*The request*
Everything from the first line down to the line containing "const refTop = 29;" is to be retyped exactly, both ends included, with pictures left out.

*Collected data*
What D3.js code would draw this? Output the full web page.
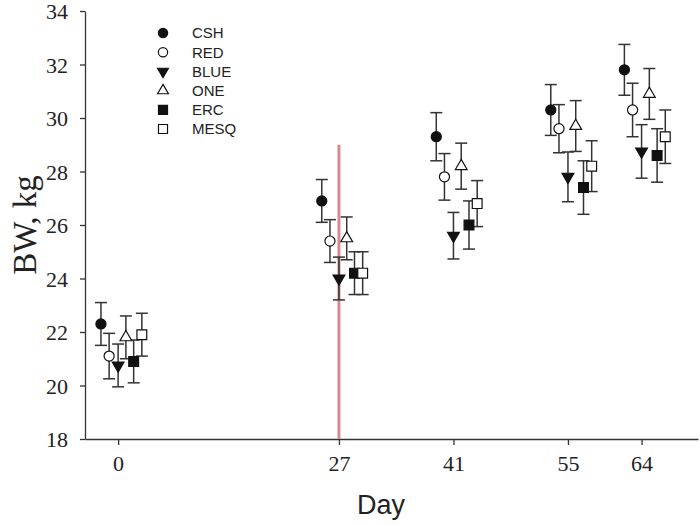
<!DOCTYPE html>
<html>
<head>
<meta charset="utf-8">
<script src="https://cdn.jsdelivr.net/npm/d3@7"></script>
<style>
  html, body { margin: 0; padding: 0; background: #fff; }
  svg { display: block; }
</style>
</head>
<body>
<svg id="chart" width="700" height="525"></svg>
<script>
// ---- data ----
const days = [0, 27, 41, 55, 64];
const seriesNames = ["CSH", "RED", "BLUE", "ONE", "ERC", "MESQ"];
const CSH      = [22.3, 26.9, 29.3, 30.3, 31.8];
const CSH_err  = [0.8, 0.8, 0.9, 0.95, 0.95];
const RED      = [21.1, 25.4, 27.8, 29.6, 30.3];
const RED_err  = [0.85, 0.8, 0.87, 0.9, 1.0];
const BLUE     = [20.75, 24.0, 25.6, 27.8, 28.75];
const BLUE_err = [0.8, 0.8, 0.87, 0.93, 1.0];
const ONE      = [21.8, 25.5, 28.2, 29.7, 30.9];
const ONE_err  = [0.8, 0.8, 0.86, 0.95, 0.95];
const ERC      = [20.9, 24.2, 26.0, 27.4, 28.6];
const ERC_err  = [0.8, 0.8, 0.9, 1.0, 1.0];
const MESQ     = [21.9, 24.2, 26.8, 28.2, 29.3];
const MESQ_err = [0.8, 0.8, 0.86, 0.95, 1.0];
const yTicks = [18, 20, 22, 24, 26, 28, 30, 32, 34];
const refDay = 27;
const refTop = 29;

const seriesValues = { CSH, RED, BLUE, ONE, ERC, MESQ };
const seriesErrors = { CSH: CSH_err, RED: RED_err, BLUE: BLUE_err, ONE: ONE_err, ERC: ERC_err, MESQ: MESQ_err };

// ---- styling ----
const dayOffset = { CSH: -2.1, RED: -1.1, BLUE: 0, ONE: 0.95, ERC: 1.9, MESQ: 2.9 };
const markerStyle = {
  CSH:  { type: d3.symbolCircle,   size: 80,  fill: "#111", rotate: 0 },
  RED:  { type: d3.symbolCircle,   size: 80,  fill: "#fff", rotate: 0 },
  BLUE: { type: d3.symbolTriangle, size: 60,  fill: "#111", rotate: 180 },
  ONE:  { type: d3.symbolTriangle, size: 60,  fill: "#fff", rotate: 0 },
  ERC:  { type: d3.symbolSquare,   size: 96,  fill: "#111", rotate: 0 },
  MESQ: { type: d3.symbolSquare,   size: 96,  fill: "#fff", rotate: 0 }
};

const svg = d3.select("#chart");
const plotLeft = 85, plotRight = 698, plotTop = 11, plotBottom = 439;

const x = d3.scaleLinear().domain([-4.05, 70.9]).range([plotLeft, plotRight]);
const y = d3.scaleLinear().domain([18, 34]).range([plotBottom, plotTop]);

// axes
const yAxis = svg.append("g")
  .attr("transform", `translate(${plotLeft},0)`)
  .call(d3.axisLeft(y).tickValues(yTicks).tickSize(5).tickSizeOuter(0).tickPadding(12));
yAxis.selectAll("text")
  .attr("font-family", "'Liberation Serif', 'Times New Roman', serif")
  .attr("font-size", 22).attr("fill", "#222").attr("dy", "0.35em");

const xAxis = svg.append("g")
  .attr("transform", `translate(0,${plotBottom})`)
  .call(d3.axisBottom(x).tickValues(days).tickSize(6).tickSizeOuter(0).tickPadding(10).tickFormat(d3.format("d")));
xAxis.selectAll("text")
  .attr("font-family", "'Liberation Serif', 'Times New Roman', serif")
  .attr("font-size", 22).attr("fill", "#222");

svg.selectAll(".domain, .tick line").attr("stroke", "#333").attr("stroke-width", 1.3);

// axis titles
svg.append("text")
  .attr("transform", "translate(36,225) rotate(-90)")
  .attr("text-anchor", "middle")
  .attr("font-family", "'Liberation Serif', 'Times New Roman', serif")
  .attr("font-size", 33).attr("fill", "#222")
  .text("BW, kg");

svg.append("text")
  .attr("x", 381).attr("y", 514)
  .attr("text-anchor", "middle")
  .attr("font-family", "'Liberation Sans', Arial, sans-serif")
  .attr("font-size", 27).attr("fill", "#222")
  .text("Day");

// reference line
svg.append("line")
  .attr("x1", x(refDay)).attr("x2", x(refDay))
  .attr("y1", y(refTop)).attr("y2", y(18))
  .attr("stroke", "#d98a8c").attr("stroke-width", 3);

// error bars + markers
const capHalf = 6;
seriesNames.forEach(name => {
  const vals = seriesValues[name], errs = seriesErrors[name];
  const g = svg.append("g").attr("class", "series-" + name);
  days.forEach((d, i) => {
    const cx = x(d + dayOffset[name]);
    const hi = y(vals[i] + errs[i]), lo = y(vals[i] - errs[i]);
    g.append("line").attr("x1", cx).attr("x2", cx).attr("y1", hi).attr("y2", lo)
      .attr("stroke", "#333").attr("stroke-width", 1.5);
    g.append("line").attr("x1", cx - capHalf).attr("x2", cx + capHalf).attr("y1", hi).attr("y2", hi)
      .attr("stroke", "#333").attr("stroke-width", 1.5);
    g.append("line").attr("x1", cx - capHalf).attr("x2", cx + capHalf).attr("y1", lo).attr("y2", lo)
      .attr("stroke", "#333").attr("stroke-width", 1.5);
  });
});
seriesNames.forEach(name => {
  const vals = seriesValues[name];
  const st = markerStyle[name];
  const sym = d3.symbol().type(st.type).size(st.size);
  svg.append("g").selectAll("path").data(days).join("path")
    .attr("d", sym)
    .attr("transform", (d, i) => `translate(${x(d + dayOffset[name])},${y(vals[i])}) rotate(${st.rotate})`)
    .attr("fill", st.fill).attr("stroke", "#111").attr("stroke-width", 1.2);
});

// legend
const legend = svg.append("g").attr("transform", "translate(163,33)");
seriesNames.forEach((name, i) => {
  const st = markerStyle[name];
  const sym = d3.symbol().type(st.type).size(st.size * 0.85);
  const row = legend.append("g").attr("transform", `translate(0,${i * 19.2})`);
  row.append("path").attr("d", sym)
    .attr("transform", `rotate(${st.rotate})`)
    .attr("fill", st.fill).attr("stroke", "#111").attr("stroke-width", 1.2);
  row.append("text").attr("x", 29).attr("y", 0).attr("dy", "0.36em")
    .attr("font-family", "'Liberation Sans', Arial, sans-serif")
    .attr("font-size", 15).attr("fill", "#222")
    .text(name);
});
</script>
</body>
</html>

*Written reply*
What D3.js code would draw this? Output the full web page.
<!DOCTYPE html>
<html>
<head>
<meta charset="utf-8">
<script src="https://cdn.jsdelivr.net/npm/d3@7"></script>
<style>
  html, body { margin: 0; padding: 0; background: #fff; }
  svg { display: block; }
</style>
</head>
<body>
<svg id="chart" width="700" height="525"></svg>
<script>
// ---- data ----
const days = [0, 27, 41, 55, 64];
const seriesNames = ["CSH", "RED", "BLUE", "ONE", "ERC", "MESQ"];
const CSH      = [22.3, 26.9, 29.3, 30.3, 31.8];
const CSH_err  = [0.8, 0.8, 0.9, 0.95, 0.95];
const RED      = [21.1, 25.4, 27.8, 29.6, 30.3];
const RED_err  = [0.85, 0.8, 0.87, 0.9, 1.0];
const BLUE     = [20.75, 24.0, 25.6, 27.8, 28.75];
const BLUE_err = [0.8, 0.8, 0.87, 0.93, 1.0];
const ONE      = [21.8, 25.5, 28.2, 29.7, 30.9];
const ONE_err  = [0.8, 0.8, 0.86, 0.95, 0.95];
const ERC      = [20.9, 24.2, 26.0, 27.4, 28.6];
const ERC_err  = [0.8, 0.8, 0.9, 1.0, 1.0];
const MESQ     = [21.9, 24.2, 26.8, 28.2, 29.3];
const MESQ_err = [0.8, 0.8, 0.86, 0.95, 1.0];
const yTicks = [18, 20, 22, 24, 26, 28, 30, 32, 34];
const refDay = 27;
const refTop = 29;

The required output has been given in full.